Your First 90 Days in a Senior Travel Role: Prioritising People, Product, and Profit 🚀
- Carlo Rappa

- Nov 24, 2025
- 3 min read
Congratulations! Stepping into a senior leadership role in the travel industry—whether in Strategy, Commercial, or Product—is a significant achievement. You are now positioned to make a profound impact on the direction of your company and the wider sector.
However, the pressure to deliver results immediately can be immense. Based on my experience moving through diverse senior roles, the critical mistake new leaders make is jumping straight into fixing problems before fully understanding the landscape.

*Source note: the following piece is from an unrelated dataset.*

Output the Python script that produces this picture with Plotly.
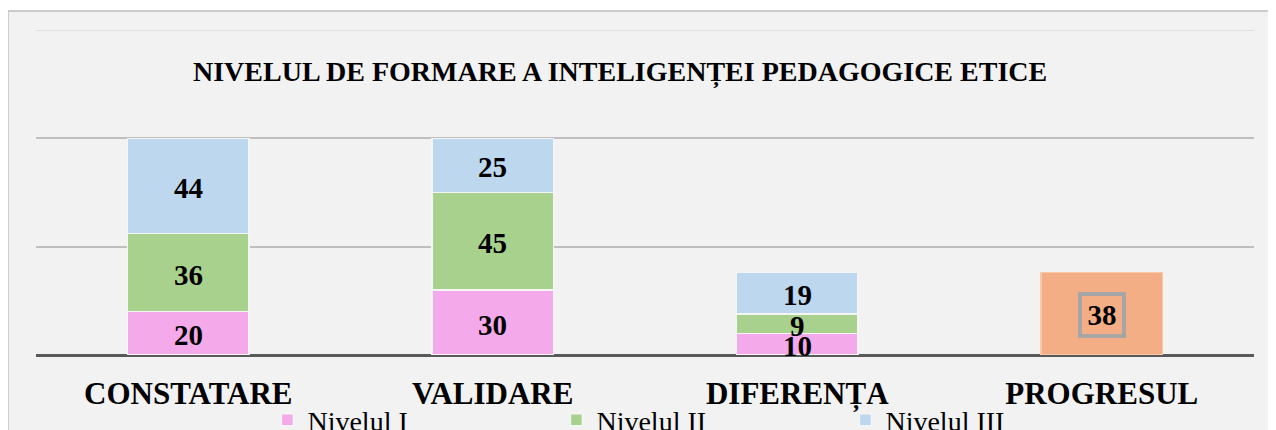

Your first 90 days are a delicate balancing act. You must quickly establish influence and define priorities by focusing on three essential pillars: People, Product, and Profit.
Phase 1: Prioritising People (Days 1–30)
Your initial focus should be on building trust and gathering intelligence. Strategy is useless if your team isn't on board, and great Product ideas often die in the execution if Operations isn't consulted.
Action Steps:
The Listening Tour (Internal): Schedule one-on-one meetings with every direct report and key cross-functional leader (especially from Operations, Sales, and IT). Don't offer solutions; just listen. Ask: "What works well here?" and "What is the single biggest bottleneck preventing our success?" This helps you map processes and identify where the real friction lies.
External Sounding Board: Connect with three to five trusted peers or Partners outside the company. Ask for their unvarnished view of the company’s strengths and weaknesses. This is vital for validating your internal assessments against the market's perception.
Identify the Talent: Quickly identify the high-potential leaders and the critical Resilience anchors in your team. Your first people priority is ensuring these key individuals feel seen, supported, and are actively engaged in your future vision.
Phase 2: Prioritising Product (Days 31–60)
With a clear understanding of the how (the people and processes), you can now assess the what (the product and its alignment with the market).
Action Steps:
Audit the Customer Journey: Become your own customer. Book a trip, call the support line, try to change a booking. My time in Operations taught me that reality rarely matches the PowerPoints. This provides irrefutable evidence for areas needing improvement in the Product lifecycle.
Tech Stack Reality Check: Meet with your technology leaders to understand the limitations of the Tech Stack. Where are you relying on legacy GDS connections, and where can new APIs unlock innovation? Strategy must be tethered to technological reality.
Find the Quick Win: Identify one highly visible, high-friction problem (often an operational or customer service issue) that can be solved quickly and relatively easily. Executing this early win establishes momentum and demonstrates to your team that you are a pragmatic, decisive leader.
Phase 3: Prioritising Profit (Days 61–90)
By now, you should have enough data to move from assessment to action, focusing on tangible commercial results and long-term Strategy.
Action Steps:
Define the Commercial North Star: Clearly articulate the one metric or outcome that defines success for your tenure. Is it boosting direct sales conversion? Lowering Sourcing costs? Improving customer lifetime value? This clarity guides all subsequent decisions.
The Strategic Roadmap: Present a simplified 12-month roadmap focused on 3–5 strategic initiatives. This roadmap should directly address the bottlenecks identified in Phase 1 and the opportunities found in Phase 2. Ensure it’s framed as a partnership plan—you need buy-in from all stakeholders.
Set the Standard for Partnership: Demonstrate your commitment to building real Partnerships with Purpose. Whether negotiating a new contract or engaging with a supplier, make it clear that your leadership style prioritises mutual value, trust, and long-term collaboration over short-term gains.
Your first 90 days are not a sprint; they are the foundation-laying phase. By prioritising people first, assessing the product second, and then strategically planning for profit, you will quickly establish the credibility and influence necessary to lead the travel industry into its next chapter.